» **Problem statement**: Please write out the lines of the data exactly, beginning with the first and ending with the line containing "(tT) at (888,303)"; leave the pictures behind.

» **Task inputs**:
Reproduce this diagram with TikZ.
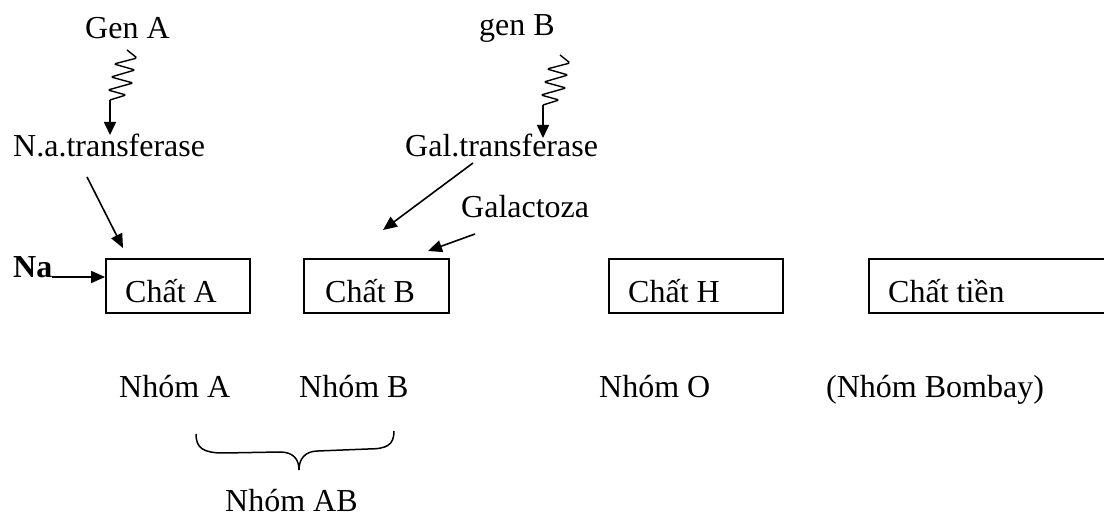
\documentclass[tikz,border=0pt]{standalone}
\usepackage{fontspec}
\setmainfont{Liberation Serif}
\usetikzlibrary{arrows.meta,calc}

\begin{document}
\begin{tikzpicture}[x=1pt,y=-1pt,
  lbl/.style={inner sep=0pt, anchor=base west, font=\fontsize{32}{38}\selectfont},
  box/.style={draw, line width=1.8pt, inner sep=0pt, minimum height=54pt},
  arr/.style={line width=1.6pt, -{Triangle[length=14pt,width=12pt]}},
  coil/.style={line width=1.4pt, rounded corners=1.5pt},
  bracepath/.style={line width=1.5pt}]
\useasboundingbox (0,0) rectangle (1104,518);

% substance boxes
\node[box, minimum width=144pt] (boxA) at (178,286) {};
\node[box, minimum width=145pt] (boxB) at (376.5,286) {};
\node[box, minimum width=174pt] (boxH) at (696,286) {};
\node[box, minimum width=245pt] (boxT) at (991.5,286) {};

% box labels (left aligned inside the boxes)
\node[lbl] (tA) at (125,303) {Chất A};
\node[lbl] (tB) at (325,303) {Chất B};
\node[lbl] (tH) at (628,303) {Chất H};
\node[lbl] (tT) at (888,303) {Chất tiền};

% genes and enzymes
\node[lbl] (genA) at (85,39) {Gen A};
\node[lbl] (genB) at (479,36) {gen B};
\node[lbl] (enzA) at (13,157) {N.a.transferase};
\node[lbl] (enzB) at (405,157) {Gal.transferase};
\node[lbl] (gal) at (461,218) {Galactoza};
\node[lbl, font=\fontsize{32}{38}\selectfont\bfseries] (na) at (13,278) {Na};

% blood groups
\node[lbl] (gA) at (119,398) {Nhóm A};
\node[lbl] (gB) at (299,398) {Nhóm B};
\node[lbl] (gO) at (599,398) {Nhóm O};
\node[lbl] (gBo) at (826,398) {(Nhóm Bombay)};
\node[lbl] (gAB) at (225,512) {Nhóm AB};

% expression coils: gene -> enzyme
\coordinate (cAend) at (110,100);
\coordinate (cAtip) at (110,135);
\draw[coil] (127,50) -- (137,58) -- (114,64) -- (135,70) -- (111,77)
  -- (133,83) -- (108,90) -- (126,95) -- (cAend);
\draw[arr, -{Triangle[length=13pt,width=12pt]}] (cAend) -- (cAtip);

\coordinate (cBend) at (543,105);
\coordinate (cBtip) at (543,138);
\draw[coil] (560,55) -- (570,63) -- (547,69) -- (568,75) -- (544,82)
  -- (566,88) -- (541,95) -- (559,100) -- (cBend);
\draw[arr, -{Triangle[length=13pt,width=12pt]}] (cBend) -- (cBtip);

% enzyme / substrate arrows
\coordinate (aS) at (87,177);
\coordinate (aE) at (123,248);
\draw[arr] (aS) -- (aE);

\coordinate (bS) at (473,163);
\coordinate (bE) at (383,230);
\draw[arr] (bS) -- (bE);

\coordinate (galS) at (475,234);
\coordinate (galE) at (428,251);
\draw[arr] (galS) -- (galE);

\coordinate (naS) at (52,277);
\coordinate (naE) at ($(boxA.west)+(0,-9)$);
\draw[arr] (naS) -- (naE);

% brace joining groups A and B
\coordinate (brL) at (196,434);
\coordinate (brM) at (299,470);
\coordinate (brR) at (394,431);
\draw[bracepath] (brL) .. controls (196,448) and (203,453) .. (224,453)
  -- (280,452) .. controls (293,452) and (299,459) .. (brM);
\draw[bracepath] (brR) .. controls (394,445) and (387,449) .. (368,449)
  -- (318,451) .. controls (305,451) and (299,459) .. (brM);
\end{tikzpicture}
\end{document}
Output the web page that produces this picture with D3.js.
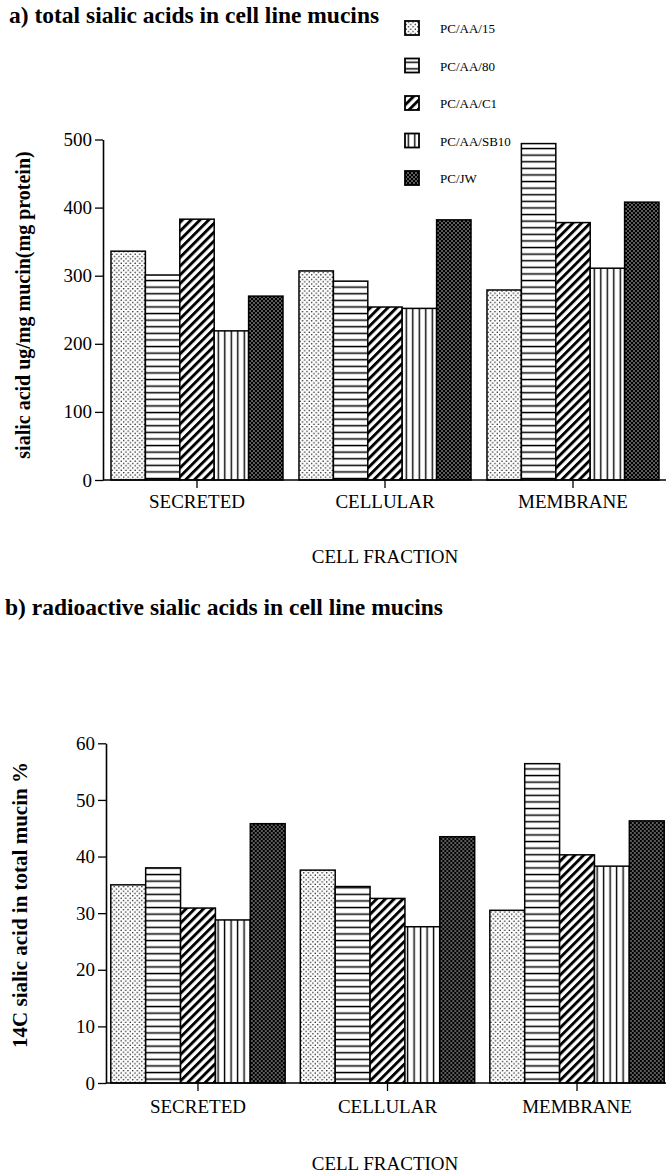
<!DOCTYPE html>
<html>
<head>
<meta charset="utf-8">
<script src="https://cdn.jsdelivr.net/npm/d3@7"></script>
<style>
  body { margin: 0; background: #fff; }
  text { font-family: "Liberation Serif", serif; fill: #000; }
</style>
</head>
<body>
<div id="chart"></div>
<script>
// categories and series
var fractions = ['SECRETED', 'CELLULAR', 'MEMBRANE'];
var cellLines = ['PC/AA/15', 'PC/AA/80', 'PC/AA/C1', 'PC/AA/SB10', 'PC/JW'];

// a) total sialic acids, ug/mg mucin (mg protein), per cell line over fractions
var totalAA15   = [336, 307, 279];
var totalAA80   = [301, 292, 494];
var totalAAC1   = [383, 254, 378];
var totalAASB10 = [219, 252, 311];
var totalJW     = [270, 382, 408];
var totalTicks  = [0, 100, 200, 300, 400, 500];

// b) radioactive (14C) sialic acid, % of total mucin
var radioAA15   = [35.0, 37.6, 30.5];
var radioAA80   = [38.0, 34.7, 56.4];
var radioAAC1   = [30.9, 32.6, 40.3];
var radioAASB10 = [28.8, 27.6, 38.3];
var radioJW     = [45.8, 43.5, 46.3];
var radioTicks  = [0, 10, 20, 30, 40, 50, 60];

var W = 666, H = 1175;
var svg = d3.select('#chart').append('svg')
  .attr('width', W)
  .attr('height', H);

// hatch patterns, one per cell line
var defs = svg.append('defs');

function pattern(id, w, h, rot) {
  var p = defs.append('pattern')
    .attr('id', id)
    .attr('patternUnits', 'userSpaceOnUse')
    .attr('width', w)
    .attr('height', h);
  if (rot) p.attr('patternTransform', 'rotate(' + rot + ')');
  return p;
}

// light dots
var p0 = pattern('pat0', 4.6, 4.6);
p0.append('rect').attr('width', 4.6).attr('height', 4.6).attr('fill', '#fff');
p0.append('circle').attr('cx', 1.15).attr('cy', 1.15).attr('r', 0.75).attr('fill', '#000');
p0.append('circle').attr('cx', 3.45).attr('cy', 3.45).attr('r', 0.75).attr('fill', '#000');

// horizontal lines
var p1 = pattern('pat1', 8, 6.6);
p1.append('rect').attr('width', 8).attr('height', 6.6).attr('fill', '#fff');
p1.append('rect').attr('y', 2.6).attr('width', 8).attr('height', 1.5).attr('fill', '#000');

// thick diagonal stripes
var p2 = pattern('pat2', 6.2, 6.2, 45);
p2.append('rect').attr('width', 6.2).attr('height', 6.2).attr('fill', '#fff');
p2.append('rect').attr('width', 2.9).attr('height', 6.2).attr('fill', '#000');

// vertical lines
var p3 = pattern('pat3', 6.5, 8);
p3.append('rect').attr('width', 6.5).attr('height', 8).attr('fill', '#fff');
p3.append('rect').attr('x', 2.6).attr('width', 1.4).attr('height', 8).attr('fill', '#000');

// dark dots
var p4 = pattern('pat4', 4, 4);
p4.append('rect').attr('width', 4).attr('height', 4).attr('fill', '#000');
p4.append('circle').attr('cx', 1).attr('cy', 1).attr('r', 0.7).attr('fill', '#fff');
p4.append('circle').attr('cx', 3).attr('cy', 3).attr('r', 0.7).attr('fill', '#fff');

function drawPanel(o) {
  var g = svg.append('g');

  var x0 = d3.scaleBand()
    .domain(fractions)
    .range(o.xRange)
    .paddingInner(o.padIn)
    .paddingOuter(o.padOut);

  var x1 = d3.scaleBand()
    .domain(cellLines)
    .range([0, x0.bandwidth()]);

  var y = d3.scaleLinear()
    .domain([0, o.ticks[o.ticks.length - 1]])
    .range(o.yRange);

  // bars
  var groups = g.selectAll('.grp')
    .data(fractions)
    .enter().append('g')
    .attr('transform', function(d) { return 'translate(' + x0(d) + ',0)'; });

  groups.selectAll('rect')
    .data(function(d, i) {
      return cellLines.map(function(c, k) { return { line: c, k: k, v: o.series[k][i] }; });
    })
    .enter().append('rect')
    .attr('x', function(d) { return x1(d.line); })
    .attr('y', function(d) { return y(d.v); })
    .attr('width', x1.bandwidth())
    .attr('height', function(d) { return y(0) - y(d.v); })
    .attr('fill', function(d) { return 'url(#pat' + d.k + ')'; })
    .attr('stroke', '#000')
    .attr('stroke-width', 1.5);

  // y axis
  var yAxis = g.append('g')
    .attr('transform', 'translate(' + o.axisX + ',0)')
    .call(d3.axisLeft(y).tickValues(o.ticks).tickSize(8).tickSizeOuter(0).tickPadding(3));
  yAxis.select('.domain').attr('stroke-width', 1.6);
  yAxis.selectAll('.tick line').attr('stroke-width', 1.3);
  yAxis.selectAll('text')
    .style('font-family', '"Liberation Serif", serif')
    .style('font-size', '19px');

  // x axis
  var xAxis = g.append('g')
    .attr('transform', 'translate(0,' + y(0) + ')')
    .call(d3.axisBottom(x0).tickSize(8).tickSizeOuter(0));
  xAxis.select('.domain').remove();
  xAxis.append('line')
    .attr('x1', o.axisX).attr('x2', W)
    .attr('stroke', '#000')
    .attr('stroke-width', 1.6);
  xAxis.selectAll('.tick line').attr('stroke-width', 1.3);
  xAxis.selectAll('text')
    .attr('y', o.tickLabelY)
    .attr('dy', null)
    .style('font-family', '"Liberation Serif", serif')
    .style('font-size', '19px');

  // titles
  g.append('text')
    .attr('x', o.titleX)
    .attr('y', o.titleY)
    .style('font-size', '23.5px')
    .style('font-weight', 'bold')
    .text(o.title);

  g.append('text')
    .attr('x', 385)
    .attr('y', o.xLabelY)
    .attr('text-anchor', 'middle')
    .style('font-size', '19px')
    .text('CELL FRACTION');

  g.append('text')
    .attr('transform', 'translate(' + o.yLabelX + ',' + o.yLabelY + ') rotate(-90)')
    .attr('text-anchor', 'middle')
    .style('font-size', o.yLabelSize)
    .style('font-weight', 'bold')
    .text(o.yLabel);
}

drawPanel({
  series: [totalAA15, totalAA80, totalAAC1, totalAASB10, totalJW],
  ticks: totalTicks,
  xRange: [103, 667],
  padIn: 0.085,
  padOut: 0.0425,
  yRange: [480, 139.5],
  axisX: 103,
  tickLabelY: 28,
  title: 'a) total sialic acids in cell line mucins',
  titleX: 9, titleY: 23,
  xLabelY: 563,
  yLabel: 'sialic acid ug/mg mucin(mg protein)',
  yLabelX: 30, yLabelY: 305, yLabelSize: '20px'
});

drawPanel({
  series: [radioAA15, radioAA80, radioAAC1, radioAASB10, radioJW],
  ticks: radioTicks,
  xRange: [103.5, 671.5],
  padIn: 0.08,
  padOut: 0.0385,
  yRange: [1083, 743.3],
  axisX: 106,
  tickLabelY: 30,
  title: 'b) radioactive sialic acids in cell line mucins',
  titleX: 5, titleY: 615,
  xLabelY: 1170,
  yLabel: '14C sialic acid in total mucin %',
  yLabelX: 27, yLabelY: 905, yLabelSize: '21px'
});

// legend
var legend = svg.append('g')
  .selectAll('g')
  .data(cellLines)
  .enter().append('g')
  .attr('transform', function(d, i) { return 'translate(405,' + (28 + i * 37.5) + ')'; });

legend.append('rect')
  .attr('x', 0).attr('y', -7)
  .attr('width', 14).attr('height', 14)
  .attr('fill', function(d, i) { return 'url(#pat' + i + ')'; })
  .attr('stroke', '#000')
  .attr('stroke-width', 1.8);

legend.append('text')
  .attr('x', 35)
  .attr('y', 5)
  .style('font-size', '13px')
  .text(function(d) { return d; });
</script>
</body>
</html>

» **Full solution**:
Reproduce this diagram with TikZ.
\documentclass[tikz,border=0pt]{standalone}
\usepackage{fontspec}
\setmainfont{Liberation Serif}
\usetikzlibrary{arrows.meta,calc}

\begin{document}
\begin{tikzpicture}[x=1pt,y=-1pt,
  lbl/.style={inner sep=0pt, anchor=base west, font=\fontsize{32}{38}\selectfont},
  box/.style={draw, line width=1.8pt, inner sep=0pt, minimum height=54pt},
  arr/.style={line width=1.6pt, -{Triangle[length=14pt,width=12pt]}},
  coil/.style={line width=1.4pt, rounded corners=1.5pt},
  bracepath/.style={line width=1.5pt}]
\useasboundingbox (0,0) rectangle (1104,518);

% substance boxes
\node[box, minimum width=144pt] (boxA) at (178,286) {};
\node[box, minimum width=145pt] (boxB) at (376.5,286) {};
\node[box, minimum width=174pt] (boxH) at (696,286) {};
\node[box, minimum width=245pt] (boxT) at (991.5,286) {};

% box labels (left aligned inside the boxes)
\node[lbl] (tA) at (125,303) {Chất A};
\node[lbl] (tB) at (325,303) {Chất B};
\node[lbl] (tH) at (628,303) {Chất H};
\node[lbl] (tT) at (888,303) {Chất tiền};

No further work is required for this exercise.